Volviendo a “Concrete Economics”, la idea central del libro es que la clave del crecimiento hay que ir a buscarla a la historia, no a la ideología. Cuando se habla del problema de crear más empleo o de mejorar la vida de la gente, los políticos dicen que la respuesta está la derecha o en la izquierda. Pero la solución no está ni en un lado ni en el otro. Para los autores la respuesta se debe buscar en el pasado de Estados Unidos. Alexander Hamilton fue el gran arquitecto de la más audaz, original e importante reestructuración de la economía del país, dicen. El suyo fue el gran rediseño fundacional.
Desde Hamilton en adelante el gobierno no solo fija las reglas para la actividad de las empresas sino que además direcciona los brotes de energía que marcan una economía vibrante. Y esto es tan válido para las actividades actuales del Silicon Valley como para la manufactura de Nueva Inglaterra a comienzos del siglo 19.

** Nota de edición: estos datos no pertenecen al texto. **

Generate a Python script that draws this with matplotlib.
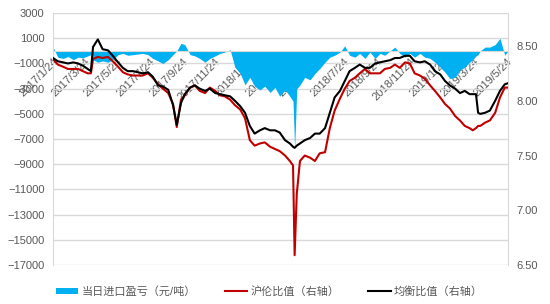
import matplotlib
matplotlib.use("Agg")
import matplotlib.pyplot as plt
from matplotlib.patches import Patch
from matplotlib.lines import Line2D
import pandas as pd

plt.rcParams['font.family'] = ['Liberation Sans', 'Noto Sans CJK SC']

# trading dates (sampled)
dates = [
    "2017-01-24", "2017-02-02", "2017-02-12", "2017-02-21", "2017-03-03", "2017-03-12",
    "2017-03-21", "2017-03-30", "2017-04-05", "2017-04-09", "2017-04-18", "2017-04-27",
    "2017-05-07", "2017-05-16", "2017-05-26", "2017-06-04", "2017-06-13", "2017-06-23",
    "2017-07-02", "2017-07-11", "2017-07-21", "2017-07-30", "2017-08-09", "2017-08-18",
    "2017-08-28", "2017-09-06", "2017-09-13", "2017-09-21", "2017-09-28", "2017-10-08",
    "2017-10-17", "2017-10-26", "2017-11-05", "2017-11-14", "2017-11-24", "2017-12-03",
    "2017-12-12", "2017-12-22", "2017-12-31", "2018-01-10", "2018-01-19", "2018-01-28",
    "2018-02-06", "2018-02-16", "2018-02-25", "2018-03-07", "2018-03-16", "2018-03-25",
    "2018-04-04", "2018-04-13", "2018-04-19", "2018-04-22", "2018-04-26", "2018-05-02",
    "2018-05-11", "2018-05-21", "2018-05-30", "2018-06-08", "2018-06-18", "2018-06-27",
    "2018-07-06", "2018-07-16", "2018-07-25", "2018-08-03", "2018-08-13", "2018-08-22",
    "2018-09-01", "2018-09-10", "2018-09-20", "2018-09-29", "2018-10-08", "2018-10-18",
    "2018-10-27", "2018-11-05", "2018-11-15", "2018-11-24", "2018-12-03", "2018-12-13",
    "2018-12-22", "2019-01-01", "2019-01-10", "2019-01-20", "2019-01-29", "2019-02-07",
    "2019-02-17", "2019-02-26", "2019-03-07", "2019-03-16", "2019-03-22", "2019-03-28",
    "2019-04-01", "2019-04-05", "2019-04-14", "2019-04-23", "2019-05-03", "2019-05-12",
    "2019-05-21", "2019-05-27",
]

# 当日进口盈亏 (元/吨)
import_pnl = [
    300, -500, -600, -450, -700, -500, -550, -400, -300, -700, -900, -800,
    -900, -700, -300, -200, -350, -300, -250, -200, -300, -600, -800, -1000,
    -700, -300, 0, 600, 500, -300, -400, -600, -900, -600, -400, -200,
    -100, 100, -1300, -1800, -2700, -2100, -2800, -3100, -2800, -3300, -2900, -3600,
    -3100, -3600, -4000, -7800, -3000, -2700, -2100, -2300, -1800, -1400, -900, -500,
    -350, -100, 400, -350, -500, -200, -600, -100, -600, -200, -350, 0,
    300, -200, -500, -200, -500, -200, -500, -600, -900, -1300, -1700, -2200,
    -2100, -1500, -1300, -900, -700, -400, -300, 0, 300, 300, 500, 1000,
    -350, 0,
]

# 沪伦比值 (右轴)
shfe_lme = [
    8.38, 8.33, 8.31, 8.29, 8.29, 8.29, 8.27, 8.25, 8.25, 8.38, 8.40, 8.39,
    8.40, 8.36, 8.31, 8.26, 8.24, 8.23, 8.23, 8.23, 8.25, 8.21, 8.15, 8.11,
    8.07, 7.97, 7.76, 8.01, 8.05, 8.12, 8.14, 8.09, 8.07, 8.12, 8.09, 8.05,
    8.04, 8.01, 7.96, 7.92, 7.84, 7.64, 7.59, 7.61, 7.62, 7.58, 7.56, 7.54,
    7.50, 7.45, 7.41, 6.59, 7.15, 7.45, 7.50, 7.48, 7.45, 7.52, 7.53, 7.75,
    7.91, 8.02, 8.11, 8.18, 8.21, 8.25, 8.29, 8.25, 8.25, 8.25, 8.29, 8.30,
    8.33, 8.30, 8.35, 8.34, 8.25, 8.23, 8.20, 8.14, 8.09, 8.03, 7.97, 7.93,
    7.86, 7.82, 7.77, 7.75, 7.73, 7.75, 7.77, 7.77, 7.80, 7.82, 7.89, 8.03,
    8.12, 8.12,
]

# 均衡比值 (右轴)
balance = [
    8.39, 8.36, 8.35, 8.34, 8.35, 8.34, 8.32, 8.29, 8.27, 8.49, 8.56, 8.47,
    8.46, 8.41, 8.35, 8.30, 8.27, 8.27, 8.26, 8.25, 8.26, 8.22, 8.14, 8.13,
    8.10, 7.96, 7.78, 7.98, 8.06, 8.12, 8.14, 8.11, 8.09, 8.11, 8.07, 8.06,
    8.05, 8.04, 8.00, 7.95, 7.89, 7.77, 7.70, 7.73, 7.75, 7.73, 7.73, 7.71,
    7.64, 7.61, 7.58, 7.57, 7.59, 7.61, 7.64, 7.66, 7.70, 7.70, 7.75, 7.89,
    8.03, 8.09, 8.18, 8.27, 8.30, 8.33, 8.30, 8.30, 8.34, 8.35, 8.36, 8.37,
    8.39, 8.39, 8.41, 8.41, 8.36, 8.35, 8.36, 8.33, 8.27, 8.24, 8.18, 8.14,
    8.11, 8.07, 8.09, 8.06, 8.06, 8.06, 7.89, 7.88, 7.89, 7.91, 8.00, 8.09,
    8.15, 8.16,
]

tick_dates = ["2017-01-24", "2017-03-24", "2017-05-24", "2017-07-24", "2017-09-24",
              "2017-11-24", "2018-01-24", "2018-03-24", "2018-05-24", "2018-07-24",
              "2018-09-24", "2018-11-24", "2019-01-24", "2019-03-24", "2019-05-24"]
tick_labels = ["2017/1/24", "2017/3/24", "2017/5/24", "2017/7/24", "2017/9/24",
               "2017/11/24", "2018/1/24", "2018/3/24", "2018/5/24", "2018/7/24",
               "2018/9/24", "2018/11/24", "2019/1/24", "2019/3/24", "2019/5/24"]

x = pd.to_datetime(dates)
grey = '#595959'
grid_c = '#D9D9D9'

fig = plt.figure(figsize=(5.5, 3.04), dpi=100)
ax = fig.add_axes([0.0964, 0.128, 0.8272, 0.829])
ax2 = ax.twinx()

# draw everything first, then style the axes
ax.fill_between(x, import_pnl, 0, color='#00B0F0', linewidth=0, zorder=2)
ax2.plot(x, shfe_lme, color='#C00000', linewidth=1.5, zorder=3)
ax2.plot(x, balance, color='black', linewidth=1.5, zorder=4)

ax.set_ylim(-17000, 3000)
ax.set_yticks(range(-17000, 3001, 2000))
ax.grid(axis='y', color=grid_c, linewidth=1, zorder=0)
ax.set_axisbelow(True)
ax.set_xlim(pd.Timestamp("2017-01-24"), pd.Timestamp("2019-05-27"))
ax.set_xticks(pd.to_datetime(tick_dates))
ax.set_xticklabels(tick_labels)
ax.spines['bottom'].set_position(('data', 0))
ax.spines['bottom'].set_color(grid_c)
ax.spines['top'].set_visible(False)
ax.spines['left'].set_color(grid_c)
ax.spines['right'].set_visible(False)
ax.tick_params(axis='both', length=0, labelsize=8, labelcolor=grey)
ax.tick_params(axis='x', pad=4)
ax.tick_params(axis='y', pad=6)
for lbl in ax.get_xticklabels():
    lbl.set_rotation(45)
    lbl.set_rotation_mode('anchor')
    lbl.set_ha('right')
    lbl.set_va('top')

ax2.set_ylim(6.5, 8.8)
ax2.set_yticks([6.5, 7.0, 7.5, 8.0, 8.5])
ax2.set_yticklabels(["6.50", "7.00", "7.50", "8.00", "8.50"])
ax2.tick_params(axis='y', length=0, labelsize=8, labelcolor=grey, pad=6)
for s in ['top', 'bottom', 'left']:
    ax2.spines[s].set_visible(False)
ax2.spines['right'].set_color(grid_c)

handles = [Patch(facecolor='#00B0F0', edgecolor='none'),
           Line2D([], [], color='#C00000', linewidth=1.5),
           Line2D([], [], color='black', linewidth=1.5)]
labels = ["当日进口盈亏（元/吨）", "沪伦比值（右轴）", "均衡比值（右轴）"]
fig.legend(handles, labels, loc='lower center', bbox_to_anchor=(0.49, -0.01), ncol=3,
           frameon=False, fontsize=8, handlelength=2.0, handleheight=0.5,
           columnspacing=2.6, handletextpad=0.3, labelcolor=grey)

fig.savefig("out.png", dpi=100)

El argumento de los autores no está basado en ideas abstractas sino en hechos que alguna vez fueron bien conocidos pero que se fueron oscureciendo en lo que llaman “la niebla de la ideología”: la economía de Estados Unidos se benefició siempre con un gobierno pragmático. Lo plantean así: el debate estadounidense sobre política económica se descarrila cada vez que es gobernado por la ideología. Sea la ideología que sea. En cambio el debate va por buen camino cuando está gobernado por el pragmatismo.
Los éxitos vienen siempre que la pregunta que se hace y se contesta es: ¿cuáles son los pasos concretos que tomamos aquí y ahora para hacer este país próspero y para compartir los frutos del crecimiento en forma equitativa? Los fracasos, en cambio, vienen cada vez que se formula y se responde esta pregunta: ¿estas propuestas responden a las ideas de Adam Smith o Edmund Burke o William Beveridge o incluso John Maynard Keynes? Y ni qué decir si se habla de los Karl Marxes, o los Friedrich von Hayeks y los Ayn Rands.